The long way(land) round#

Mon, 18 Mar 2013 21:07:47 +0000

The latest round of psadan hacking was motivated by two goals

We went down a couple or three dead ends on our way to this goal, but eventually we settled on creating an agent responsible for listening to the connection (I called it channel, in the absence of any better ideas) and dispatching (using a handle-message multimethod) to some code appropriate for each kind of message we're receiving.

Learnings

Next up? At some point we need to decide whether sending messages should be done by the channel or whether it's OK to carry on doing that directly in whatever thread we happen to be in.
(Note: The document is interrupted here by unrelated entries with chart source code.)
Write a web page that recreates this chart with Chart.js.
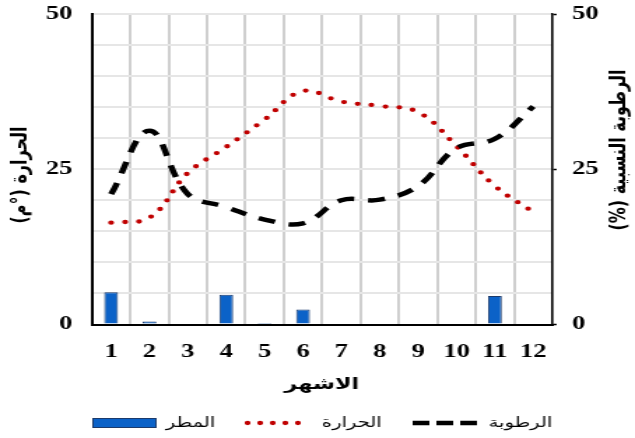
<!DOCTYPE html>
<html>
<head>
<meta charset="utf-8">
<script src="https://cdn.jsdelivr.net/npm/chart.js@4/dist/chart.umd.min.js"></script>
<style>
  html, body { margin: 0; padding: 0; background: #fff; overflow: hidden; }
  /* the chart is drawn on a narrower canvas and widened to the window */
  #wrap { width: 454px; height: 438px; transform-origin: 0 0; transform: scaleX(1.39868); }
  canvas { display: block; }
</style>
</head>
<body>
<div id="wrap"><canvas id="chart" width="454" height="438"></canvas></div>
<script>
// monthly climate values
const months = ['1', '2', '3', '4', '5', '6', '7', '8', '9', '10', '11', '12'];
const rainfall = [5.2, 0.5, 0, 4.8, 0.25, 2.4, 0, 0, 0, 0, 4.6, 0];
const temperature = [16.4, 17.2, 24.4, 28.6, 33.0, 37.6, 35.9, 35.2, 34.2, 28.7, 22.3, 18.1];
const humidity = [21.0, 31.2, 21.0, 18.9, 16.9, 16.3, 20.0, 20.1, 22.3, 28.4, 29.9, 35.1];
const labelledTicks = [0, 25, 50];

const rainName = 'المطر';
const tempName = 'الحرارة';
const humName = 'الرطوبة';
const tempTitle = 'الحرارة (°م)';
const humTitle = 'الرطوبة النسبية (%)';
const monthTitle = 'الاشهر';

const tickFont = { family: '"Liberation Serif", "Times New Roman", serif', weight: 'bold', size: 19 };
const arabicBold = 'bold 16px "DejaVu Sans", sans-serif';
const arabicLegend = '14px "DejaVu Sans", sans-serif';

// axis titles and the legend row
const decorations = {
  id: 'decorations',
  afterDraw(chart) {
    const ctx = chart.ctx;
    const ds = chart.data.datasets;
    ctx.save();
    ctx.fillStyle = '#000';
    ctx.direction = 'rtl';
    ctx.textAlign = 'center';
    ctx.textBaseline = 'middle';
    ctx.font = arabicBold;

    ctx.save();
    ctx.translate(15, 175);
    ctx.rotate(-Math.PI / 2);
    ctx.fillText(tempTitle, 0, 0);
    ctx.restore();

    ctx.save();
    ctx.translate(443, 150);
    ctx.rotate(-Math.PI / 2);
    ctx.fillText(humTitle, 0, 0);
    ctx.restore();

    ctx.fillText(monthTitle, 230, 385);

    // legend
    const ly = 423;
    ctx.font = arabicLegend;
    ctx.textAlign = 'right';

    // rain swatch
    ctx.fillStyle = ds[0].backgroundColor;
    ctx.fillRect(66, ly - 5, 46, 10);
    ctx.strokeStyle = ds[0].borderColor;
    ctx.lineWidth = 1;
    ctx.strokeRect(66.5, ly - 4.5, 45, 9);
    ctx.fillStyle = '#000';
    ctx.fillText(rainName, 154, ly);

    // temperature swatch
    ctx.beginPath();
    ctx.strokeStyle = ds[1].borderColor;
    ctx.lineWidth = ds[1].borderWidth;
    ctx.lineCap = 'round';
    ctx.setLineDash([0, 9]);
    ctx.moveTo(177, ly);
    ctx.lineTo(222, ly);
    ctx.stroke();
    ctx.fillText(tempName, 273, ly);

    // humidity swatch
    ctx.beginPath();
    ctx.strokeStyle = ds[2].borderColor;
    ctx.lineWidth = ds[2].borderWidth;
    ctx.lineCap = 'butt';
    ctx.setLineDash([12, 5]);
    ctx.moveTo(295, ly);
    ctx.lineTo(341, ly);
    ctx.stroke();
    ctx.setLineDash([]);
    ctx.fillText(humName, 395, ly);

    ctx.restore();
  }
};

// keep the value range flush with the plot edges (labels may overhang)
function fitY(width) {
  return (s) => { s.width = width; s.paddingTop = 0; s.paddingBottom = 0; };
}

new Chart(document.getElementById('chart'), {
  type: 'bar',
  data: {
    labels: months,
    datasets: [
      {
        type: 'bar',
        label: rainName,
        data: rainfall,
        yAxisID: 'y',
        backgroundColor: '#0B62C8',
        borderColor: '#1B3A6B',
        borderWidth: 1,
        barPercentage: 0.36,
        categoryPercentage: 1,
        order: 3
      },
      {
        type: 'line',
        label: tempName,
        data: temperature,
        yAxisID: 'y',
        borderColor: '#C00000',
        borderWidth: 4.3,
        borderDash: [0, 10],
        borderCapStyle: 'round',
        fill: false,
        tension: 0.4,
        pointRadius: 0,
        order: 2
      },
      {
        type: 'line',
        label: humName,
        data: humidity,
        yAxisID: 'y1',
        borderColor: '#000000',
        borderWidth: 4.5,
        borderDash: [12, 10],
        borderCapStyle: 'butt',
        fill: false,
        tension: 0.4,
        pointRadius: 0,
        order: 1
      }
    ]
  },
  options: {
    responsive: false,
    animation: false,
    devicePixelRatio: 1,
    layout: { padding: { top: 14, right: 0, bottom: 0, left: 0 } },
    plugins: { legend: { display: false }, tooltip: { enabled: false } },
    scales: {
      x: {
        ticks: { padding: 16, color: '#000', font: tickFont, maxRotation: 0, autoSkip: false },
        grid: { color: '#cfcfcf', lineWidth: 2, drawTicks: false, offset: true },
        border: { display: true, color: '#000', width: 2 },
        afterFit(s) { s.height = 113.5; s.paddingLeft = 0; s.paddingRight = 0; }
      },
      y: {
        position: 'left',
        min: 0, max: 50,
        ticks: {
          stepSize: 5, padding: 14, color: '#000', font: tickFont, autoSkip: false,
          callback: (v) => labelledTicks.includes(v) ? String(v) : ''
        },
        grid: { color: '#e6e6e6', lineWidth: 2, drawTicks: false },
        border: { display: true, color: '#000', width: 2 },
        afterFit: fitY(65.7)
      },
      y1: {
        position: 'right',
        min: 0, max: 50,
        ticks: {
          stepSize: 5, padding: 11, color: '#000', font: tickFont, autoSkip: false,
          callback: (v) => labelledTicks.includes(v) ? String(v) : ''
        },
        grid: {
          drawOnChartArea: false, drawTicks: true, tickLength: 3, tickWidth: 1.5,
          tickColor: (c) => (c.tick && labelledTicks.includes(c.tick.value)) ? '#000' : 'rgba(0,0,0,0)'
        },
        border: { display: true, color: '#000', width: 1.5 },
        afterFit: fitY(59)
      }
    }
  },
  plugins: [decorations]
});
</script>
</body>
</html>
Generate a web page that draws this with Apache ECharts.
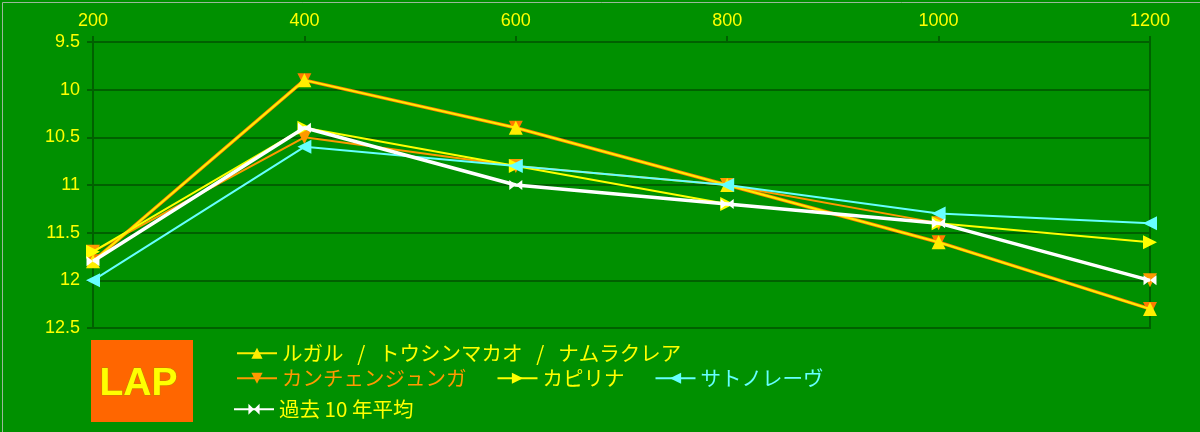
<!DOCTYPE html>
<html><head><meta charset="utf-8">
<script src="https://cdn.jsdelivr.net/npm/echarts@6/dist/echarts.min.js"></script>
<style>html,body{margin:0;padding:0;background:#009000;}#c{width:1200px;height:432px;}</style>
</head><body><div id="c"></div>
<script>
const categories = ['200','400','600','800','1000','1200'];
const yTicks = [9.5, 10, 10.5, 11, 11.5, 12, 12.5];
const nameA = 'ルガル   /   トウシンマカオ   /   ナムラクレア';
const nameB = 'カンチェンジュンガ';
const nameC = 'カピリナ';
const nameD = 'サトノレーヴ';
const nameE = '過去 10 年平均';
const lapA = [11.8, 9.9, 10.4, 11.0, 11.6, 12.3];
const lapB = [11.7, 10.5, 10.8, 11.0, 11.4, 12.0];
const lapC = [11.7, 10.4, 10.8, 11.2, 11.4, 11.6];
const lapD = [12.0, 10.6, 10.8, 11.0, 11.3, 11.4];
const lapE = [11.8, 10.4, 11.0, 11.2, 11.4, 12.0];

const YEL = '#ffff00', ORA = '#ff9900', CYA = '#66ffff', WHT = '#ffffff';
const FONT = '"Noto Sans CJK JP", "Noto Sans", sans-serif';
const NUMFONT = '"Liberation Sans", Arial, sans-serif';
const bowtie = 'path://M0,0L5,5L0,10Z M10,0L5,5L10,10Z';

const chart = echarts.init(document.getElementById('c'), null, {renderer:'canvas'});
function ser(name, data, color, symbol, rot, width, z){
  return {name, type:'line', data, z, symbol, symbolSize: 14, symbolRotate: rot,
    lineStyle:{color, width}, itemStyle:{color}, emphasis:{disabled:true}};
}
const legendBase = {orient:'horizontal', itemWidth:40, itemHeight:14, itemGap:30,
  textStyle:{fontFamily:FONT, fontSize:20.5}, selectedMode:false};
chart.setOption({
  animation:false,
  backgroundColor:'#009000',
  textStyle:{fontFamily:FONT},
  grid:{left:93, right:50, top:42, bottom:104, show:true, borderColor:'#006000', borderWidth:2, backgroundColor:'transparent'},
  xAxis:{type:'category', data:categories, position:'top', boundaryGap:false,
    axisLine:{lineStyle:{color:'#006000', width:2}},
    axisTick:{show:true, length:6, lineStyle:{color:'#006000', width:2}},
    axisLabel:{color:YEL, fontSize:18, fontFamily:NUMFONT, margin:12},
    splitLine:{show:false}},
  yAxis:{type:'value', inverse:true, min:yTicks[0], max:yTicks[yTicks.length-1], interval:0.5,
    axisLine:{show:true, lineStyle:{color:'#006000', width:2}},
    axisTick:{show:true, length:6, lineStyle:{color:'#006000', width:2}},
    axisLabel:{color:YEL, fontSize:18, fontFamily:NUMFONT, margin:13},
    splitLine:{show:true, lineStyle:{color:'#006000', width:2}}},
  legend:[
    Object.assign({}, legendBase, {left:231, top:338, data:[{name:nameA, textStyle:{color:YEL}}]}),
    Object.assign({}, legendBase, {left:231, top:363, data:[
      {name:nameB, textStyle:{color:ORA}}, {name:nameC, textStyle:{color:YEL}}, {name:nameD, textStyle:{color:CYA}}]}),
    Object.assign({}, legendBase, {left:228, top:394, data:[{name:nameE, textStyle:{color:YEL}}]})
  ],
  graphic:[
    {type:'rect', left:91, top:340, shape:{width:102, height:82}, style:{fill:'#ff6600'}},
    {type:'text', left:99, top:364, style:{text:'LAP', fill:YEL, stroke:'#c08000', lineWidth:1,
      font:'bold 39px "Liberation Sans", Arial, sans-serif'}},
    {type:'rect', left:0, top:0, shape:{width:1199, height:431}, style:{fill:'none', stroke:'#9ab89a', lineWidth:1}}
  ],
  series:[
    ser('_dupA', lapA, '#ff7a00', 'triangle', 180, 3.5, 1),
    ser(nameB, lapB, ORA, 'triangle', 180, 2, 2),
    ser(nameC, lapC, YEL, 'triangle', -90, 2, 3),
    ser(nameA, lapA, '#ffee00', 'triangle', 0, 2, 4),
    ser(nameD, lapD, CYA, 'triangle', 90, 2, 5),
    Object.assign(ser(nameE, lapE, WHT, bowtie, 0, 3.5, 6), {symbolSize:[13,10]})
  ]
});
</script></body></html>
But what would be much more fun is to see if we can actually render a window...

In mysterious way(land)s#

Thu, 21 Mar 2013 13:29:35 +0000

Why are our bind messages to wl_registry erroring out?

 
15:19 < daniels> yeah, wlregistrybind is a special case - i think it's the 
                 one non-autogenerated marshaller we have
15:32 < daniels> actually no, sorry, i'm lying through my teeth
15:32 < daniels> it's no longer autogenerated
15:32 < daniels> but the parser expands newid to interface + version + id
15:33 < daniels> it used to be hand-written, but is now autogenerated
15:33 < daniels> http://cgit.freedesktop.org/wayland/wayland/tree/src/scanner.c#n614
16:28 < jekstrand> danb: It is a somewhat-special case.  Basically, every time 
                   there's a newid that does not have any type information 
                   specified, two aditional pieces of information (interface 
                   name and version) get added.
16:29 < jekstrand> danb: That really should be documented, but it's not.  I 
                   had to grep through the scanner.c file to find it all.

Armed with this additional info the fix was fairly straightforward: I augmented the XML parsing/protocol generation to stick an additional pair of arguments into each message that contains a new_id and no interface.

Thanks to both daniels and jekstrand on irc for clearing it up.